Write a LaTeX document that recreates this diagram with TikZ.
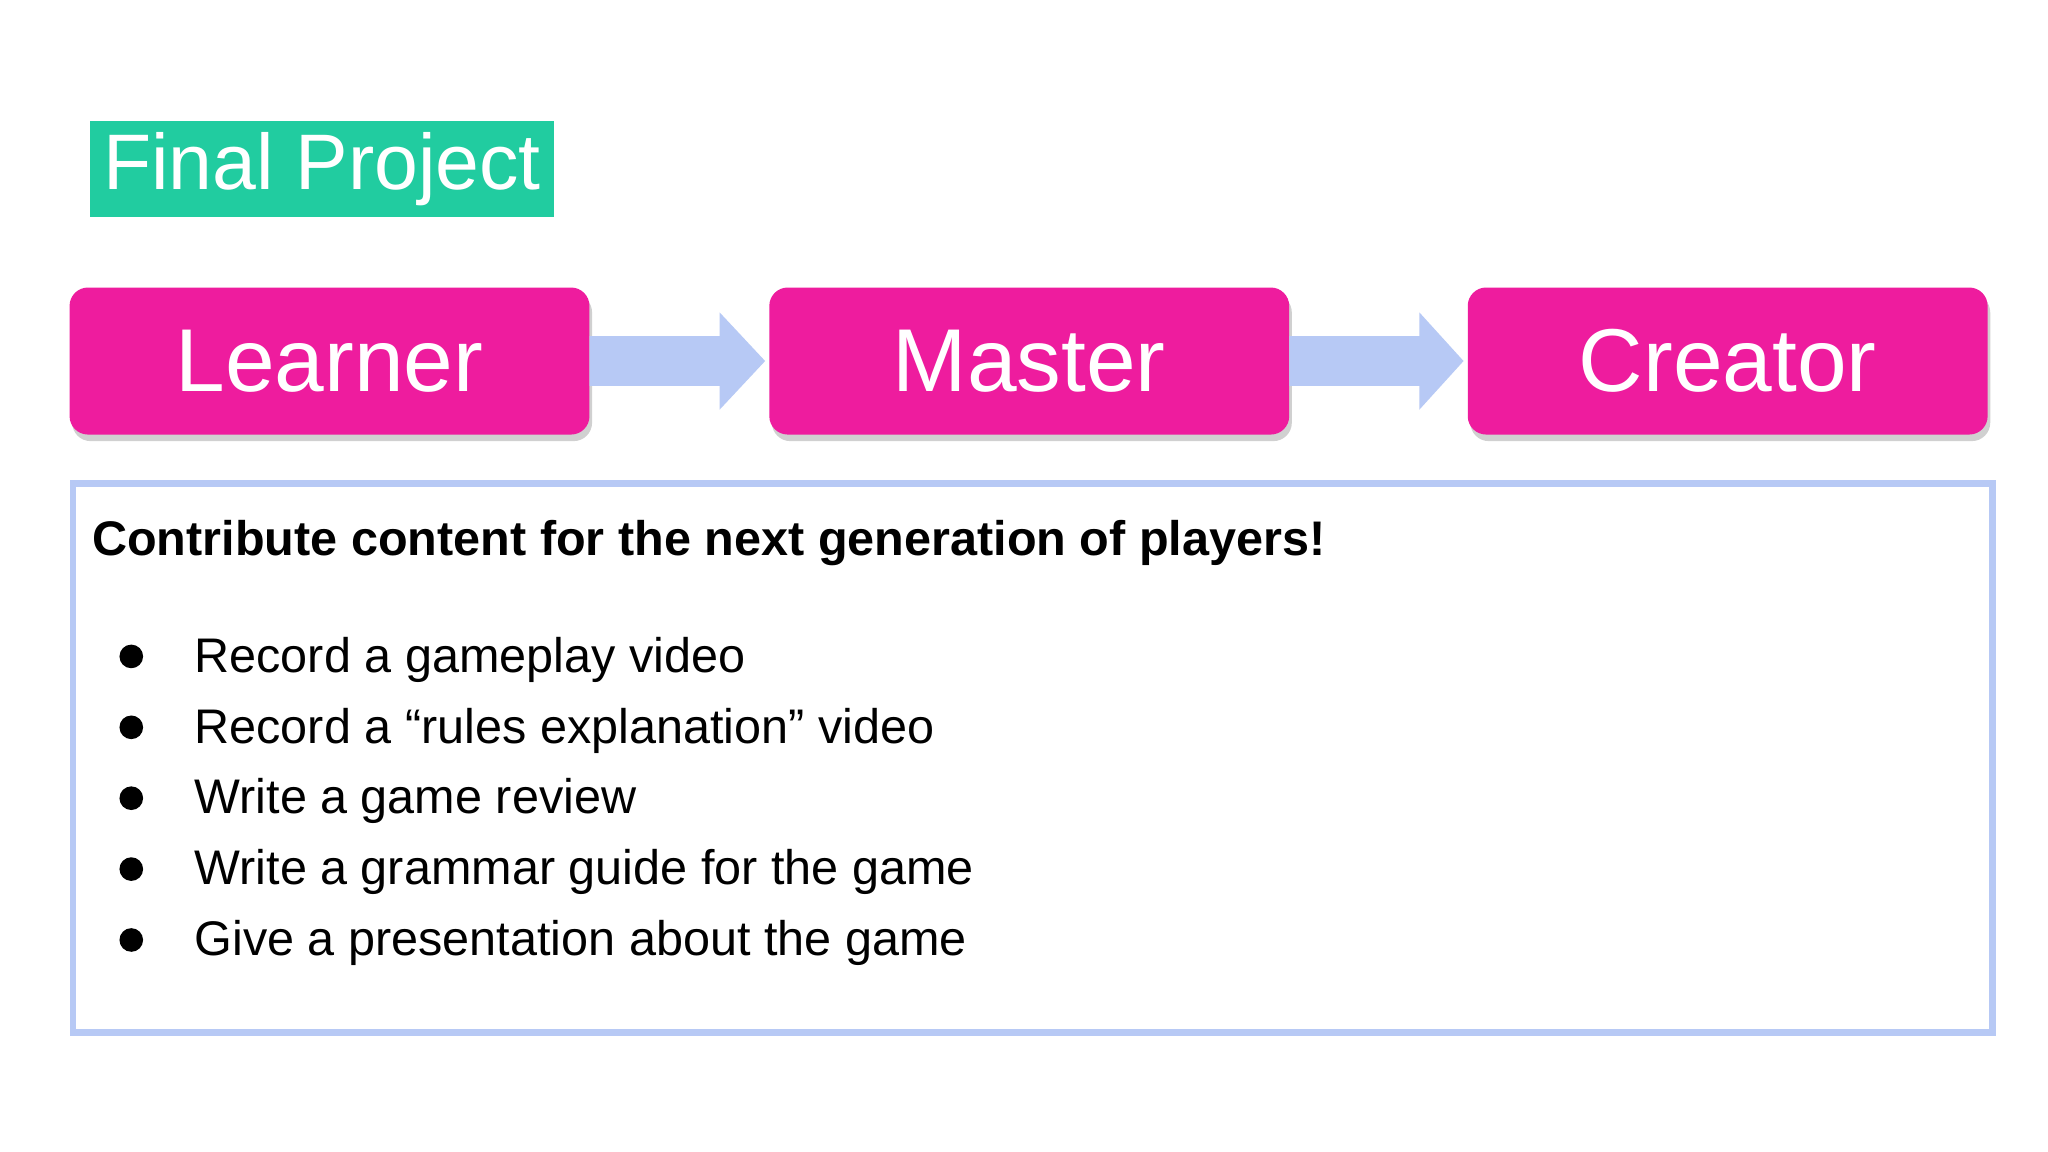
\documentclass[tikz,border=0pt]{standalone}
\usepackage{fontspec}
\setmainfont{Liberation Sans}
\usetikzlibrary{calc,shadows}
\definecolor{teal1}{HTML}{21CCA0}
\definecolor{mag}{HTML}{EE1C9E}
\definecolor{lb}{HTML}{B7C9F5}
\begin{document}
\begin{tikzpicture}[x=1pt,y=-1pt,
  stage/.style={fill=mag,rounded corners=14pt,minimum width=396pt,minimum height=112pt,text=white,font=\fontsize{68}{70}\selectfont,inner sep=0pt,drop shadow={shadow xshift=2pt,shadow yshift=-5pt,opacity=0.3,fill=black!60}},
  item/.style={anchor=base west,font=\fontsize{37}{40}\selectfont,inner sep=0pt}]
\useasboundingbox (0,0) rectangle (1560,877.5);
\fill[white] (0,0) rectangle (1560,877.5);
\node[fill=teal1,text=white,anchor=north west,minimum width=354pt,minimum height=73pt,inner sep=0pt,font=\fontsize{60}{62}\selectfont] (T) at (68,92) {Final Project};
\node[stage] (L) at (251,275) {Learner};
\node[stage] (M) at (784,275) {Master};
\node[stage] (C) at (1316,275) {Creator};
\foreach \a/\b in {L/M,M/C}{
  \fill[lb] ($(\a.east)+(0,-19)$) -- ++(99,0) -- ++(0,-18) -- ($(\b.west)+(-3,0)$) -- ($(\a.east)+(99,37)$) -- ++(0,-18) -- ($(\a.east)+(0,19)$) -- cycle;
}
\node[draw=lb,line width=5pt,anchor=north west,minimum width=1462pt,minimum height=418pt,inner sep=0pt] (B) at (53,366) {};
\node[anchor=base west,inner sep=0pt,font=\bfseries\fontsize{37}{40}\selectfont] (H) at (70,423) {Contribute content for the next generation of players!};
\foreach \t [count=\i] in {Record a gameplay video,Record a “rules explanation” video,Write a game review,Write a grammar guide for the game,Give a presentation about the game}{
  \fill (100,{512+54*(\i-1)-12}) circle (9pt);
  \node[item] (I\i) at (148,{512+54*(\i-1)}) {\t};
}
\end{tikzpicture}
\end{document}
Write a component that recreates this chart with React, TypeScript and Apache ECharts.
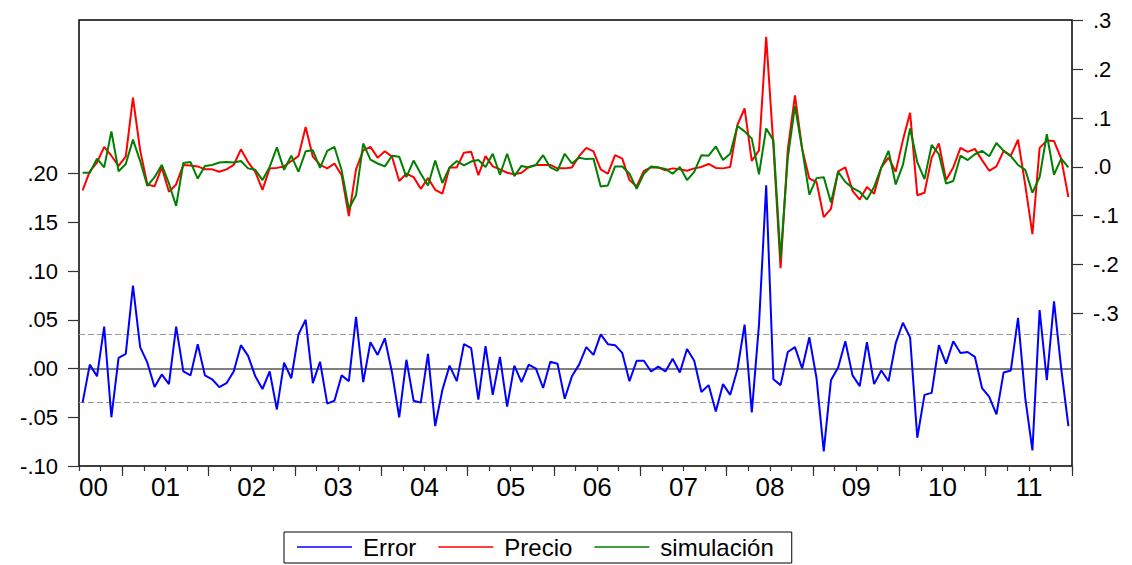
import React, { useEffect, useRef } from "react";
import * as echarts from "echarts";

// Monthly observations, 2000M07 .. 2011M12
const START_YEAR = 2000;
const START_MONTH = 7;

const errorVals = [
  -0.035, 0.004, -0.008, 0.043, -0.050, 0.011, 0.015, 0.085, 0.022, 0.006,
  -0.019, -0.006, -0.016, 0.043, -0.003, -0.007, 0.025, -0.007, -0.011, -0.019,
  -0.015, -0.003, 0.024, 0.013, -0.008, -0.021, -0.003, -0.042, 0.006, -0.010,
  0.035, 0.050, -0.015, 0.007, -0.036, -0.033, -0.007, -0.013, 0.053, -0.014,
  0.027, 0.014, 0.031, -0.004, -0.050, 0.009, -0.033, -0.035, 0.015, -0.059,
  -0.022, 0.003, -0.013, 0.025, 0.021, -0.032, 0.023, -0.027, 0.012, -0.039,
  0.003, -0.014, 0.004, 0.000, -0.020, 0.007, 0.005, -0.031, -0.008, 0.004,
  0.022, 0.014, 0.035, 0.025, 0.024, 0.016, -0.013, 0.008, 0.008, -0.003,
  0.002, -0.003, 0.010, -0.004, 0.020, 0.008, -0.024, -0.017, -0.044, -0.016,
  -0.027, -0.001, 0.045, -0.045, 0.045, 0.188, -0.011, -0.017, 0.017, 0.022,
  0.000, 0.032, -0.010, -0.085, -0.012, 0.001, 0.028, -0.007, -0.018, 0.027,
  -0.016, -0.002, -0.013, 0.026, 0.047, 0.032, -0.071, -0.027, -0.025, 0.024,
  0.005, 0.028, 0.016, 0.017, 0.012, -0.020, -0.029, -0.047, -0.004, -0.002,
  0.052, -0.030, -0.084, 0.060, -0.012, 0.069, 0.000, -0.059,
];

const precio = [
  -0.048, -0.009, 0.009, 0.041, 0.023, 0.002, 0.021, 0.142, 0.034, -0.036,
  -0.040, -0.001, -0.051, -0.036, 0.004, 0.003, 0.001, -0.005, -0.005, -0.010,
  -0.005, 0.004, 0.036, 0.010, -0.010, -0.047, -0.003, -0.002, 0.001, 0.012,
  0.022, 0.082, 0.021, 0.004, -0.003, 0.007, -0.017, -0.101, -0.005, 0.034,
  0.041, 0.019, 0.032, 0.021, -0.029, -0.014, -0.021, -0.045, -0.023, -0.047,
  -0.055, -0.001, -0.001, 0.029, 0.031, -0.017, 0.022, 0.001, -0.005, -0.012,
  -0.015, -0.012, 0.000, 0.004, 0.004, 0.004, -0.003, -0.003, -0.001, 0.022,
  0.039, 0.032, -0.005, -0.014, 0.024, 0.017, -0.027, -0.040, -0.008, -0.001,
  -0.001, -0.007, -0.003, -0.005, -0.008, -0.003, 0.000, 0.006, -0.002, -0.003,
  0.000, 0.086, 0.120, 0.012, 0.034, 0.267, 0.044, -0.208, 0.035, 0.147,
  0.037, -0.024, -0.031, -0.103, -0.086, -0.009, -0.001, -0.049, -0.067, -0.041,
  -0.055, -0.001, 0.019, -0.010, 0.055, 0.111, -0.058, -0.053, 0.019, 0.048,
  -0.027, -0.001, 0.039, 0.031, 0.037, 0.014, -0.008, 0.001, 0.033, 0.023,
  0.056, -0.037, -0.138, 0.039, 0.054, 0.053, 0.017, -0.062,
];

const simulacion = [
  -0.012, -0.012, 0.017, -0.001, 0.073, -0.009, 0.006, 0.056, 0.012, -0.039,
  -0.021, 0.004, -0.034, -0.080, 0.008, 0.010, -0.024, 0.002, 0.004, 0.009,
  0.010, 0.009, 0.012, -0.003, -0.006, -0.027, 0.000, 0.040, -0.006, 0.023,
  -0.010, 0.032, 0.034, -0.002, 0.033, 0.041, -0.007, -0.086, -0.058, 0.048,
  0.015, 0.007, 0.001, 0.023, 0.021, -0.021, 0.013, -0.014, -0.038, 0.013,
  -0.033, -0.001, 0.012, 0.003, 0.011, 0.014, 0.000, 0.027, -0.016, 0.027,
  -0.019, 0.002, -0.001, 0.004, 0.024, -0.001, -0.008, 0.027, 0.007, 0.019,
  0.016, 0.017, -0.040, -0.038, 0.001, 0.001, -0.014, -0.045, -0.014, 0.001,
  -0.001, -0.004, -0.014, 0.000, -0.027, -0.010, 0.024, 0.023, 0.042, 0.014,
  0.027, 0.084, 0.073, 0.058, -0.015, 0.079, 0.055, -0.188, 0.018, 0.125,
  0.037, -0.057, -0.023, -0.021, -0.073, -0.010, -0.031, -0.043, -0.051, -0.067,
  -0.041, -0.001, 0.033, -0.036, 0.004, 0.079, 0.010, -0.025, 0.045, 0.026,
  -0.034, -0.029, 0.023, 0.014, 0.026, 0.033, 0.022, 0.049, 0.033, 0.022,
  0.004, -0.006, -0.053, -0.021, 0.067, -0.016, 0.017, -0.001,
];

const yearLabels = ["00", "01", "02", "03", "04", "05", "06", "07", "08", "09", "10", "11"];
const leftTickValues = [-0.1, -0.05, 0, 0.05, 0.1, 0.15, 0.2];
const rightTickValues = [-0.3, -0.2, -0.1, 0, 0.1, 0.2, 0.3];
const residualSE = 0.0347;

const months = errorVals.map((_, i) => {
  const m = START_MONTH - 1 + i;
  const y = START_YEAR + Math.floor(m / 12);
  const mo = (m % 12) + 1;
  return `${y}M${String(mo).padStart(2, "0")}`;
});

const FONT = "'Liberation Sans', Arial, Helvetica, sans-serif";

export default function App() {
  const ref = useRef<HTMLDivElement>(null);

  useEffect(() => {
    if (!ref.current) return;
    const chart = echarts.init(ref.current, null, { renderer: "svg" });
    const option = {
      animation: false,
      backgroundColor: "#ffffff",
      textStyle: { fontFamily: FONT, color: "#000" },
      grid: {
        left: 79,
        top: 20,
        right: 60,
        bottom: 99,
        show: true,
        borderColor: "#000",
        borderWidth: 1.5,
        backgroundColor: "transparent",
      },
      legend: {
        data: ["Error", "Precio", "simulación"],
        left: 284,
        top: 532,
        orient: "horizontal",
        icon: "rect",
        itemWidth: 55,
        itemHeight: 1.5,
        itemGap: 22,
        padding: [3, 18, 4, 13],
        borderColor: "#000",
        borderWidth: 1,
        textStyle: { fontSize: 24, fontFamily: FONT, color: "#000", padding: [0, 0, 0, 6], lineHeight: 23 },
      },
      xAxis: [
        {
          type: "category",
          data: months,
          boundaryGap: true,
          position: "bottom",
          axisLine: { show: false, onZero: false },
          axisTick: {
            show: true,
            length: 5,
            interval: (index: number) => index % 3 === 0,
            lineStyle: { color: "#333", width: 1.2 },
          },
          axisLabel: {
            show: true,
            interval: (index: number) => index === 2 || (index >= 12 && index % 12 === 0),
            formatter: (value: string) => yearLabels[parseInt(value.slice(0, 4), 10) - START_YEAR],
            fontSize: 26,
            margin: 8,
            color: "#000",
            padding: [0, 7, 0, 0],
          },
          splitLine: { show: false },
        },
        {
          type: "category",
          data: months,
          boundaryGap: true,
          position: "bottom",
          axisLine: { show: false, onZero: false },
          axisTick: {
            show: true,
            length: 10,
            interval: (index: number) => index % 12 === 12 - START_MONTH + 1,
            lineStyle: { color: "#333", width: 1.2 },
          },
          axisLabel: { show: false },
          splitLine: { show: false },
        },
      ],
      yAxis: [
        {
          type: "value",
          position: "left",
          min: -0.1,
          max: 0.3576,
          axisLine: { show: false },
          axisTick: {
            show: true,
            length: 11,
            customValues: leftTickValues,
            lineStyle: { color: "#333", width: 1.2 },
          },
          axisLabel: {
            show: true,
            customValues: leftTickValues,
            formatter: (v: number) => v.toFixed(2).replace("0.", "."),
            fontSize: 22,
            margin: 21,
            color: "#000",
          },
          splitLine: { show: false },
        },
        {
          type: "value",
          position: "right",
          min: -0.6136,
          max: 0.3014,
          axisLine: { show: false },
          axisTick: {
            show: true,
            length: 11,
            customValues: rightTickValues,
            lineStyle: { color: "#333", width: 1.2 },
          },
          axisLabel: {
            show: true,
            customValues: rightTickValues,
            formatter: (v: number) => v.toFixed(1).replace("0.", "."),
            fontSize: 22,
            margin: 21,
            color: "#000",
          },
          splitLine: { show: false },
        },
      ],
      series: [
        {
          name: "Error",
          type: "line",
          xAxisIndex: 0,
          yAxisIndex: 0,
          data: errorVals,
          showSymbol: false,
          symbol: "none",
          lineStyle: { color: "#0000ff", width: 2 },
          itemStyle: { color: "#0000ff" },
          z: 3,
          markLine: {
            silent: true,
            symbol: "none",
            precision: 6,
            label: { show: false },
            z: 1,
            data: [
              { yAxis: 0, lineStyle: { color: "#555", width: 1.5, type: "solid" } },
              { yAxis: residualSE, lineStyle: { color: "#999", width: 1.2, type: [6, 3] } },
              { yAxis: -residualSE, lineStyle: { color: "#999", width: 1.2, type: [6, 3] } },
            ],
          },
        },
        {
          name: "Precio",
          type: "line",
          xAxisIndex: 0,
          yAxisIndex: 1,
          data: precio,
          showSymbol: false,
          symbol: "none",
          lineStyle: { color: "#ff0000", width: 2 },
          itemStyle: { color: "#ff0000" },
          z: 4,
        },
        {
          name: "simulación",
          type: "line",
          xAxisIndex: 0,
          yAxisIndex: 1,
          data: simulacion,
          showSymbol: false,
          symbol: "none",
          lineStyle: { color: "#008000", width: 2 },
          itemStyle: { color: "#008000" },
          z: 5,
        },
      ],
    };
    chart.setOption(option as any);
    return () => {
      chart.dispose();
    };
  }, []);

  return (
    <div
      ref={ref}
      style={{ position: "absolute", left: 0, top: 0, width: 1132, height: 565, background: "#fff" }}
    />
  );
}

▶ _Problem details_
Drop the images and output only the lines from the one that contains "Write a component" to the one that contains "const START_MONTH = 7;", both included.

▶ _Solution_
Write a component that recreates this chart with React, TypeScript and Apache ECharts.
import React, { useEffect, useRef } from "react";
import * as echarts from "echarts";

// Monthly observations, 2000M07 .. 2011M12
const START_YEAR = 2000;
const START_MONTH = 7;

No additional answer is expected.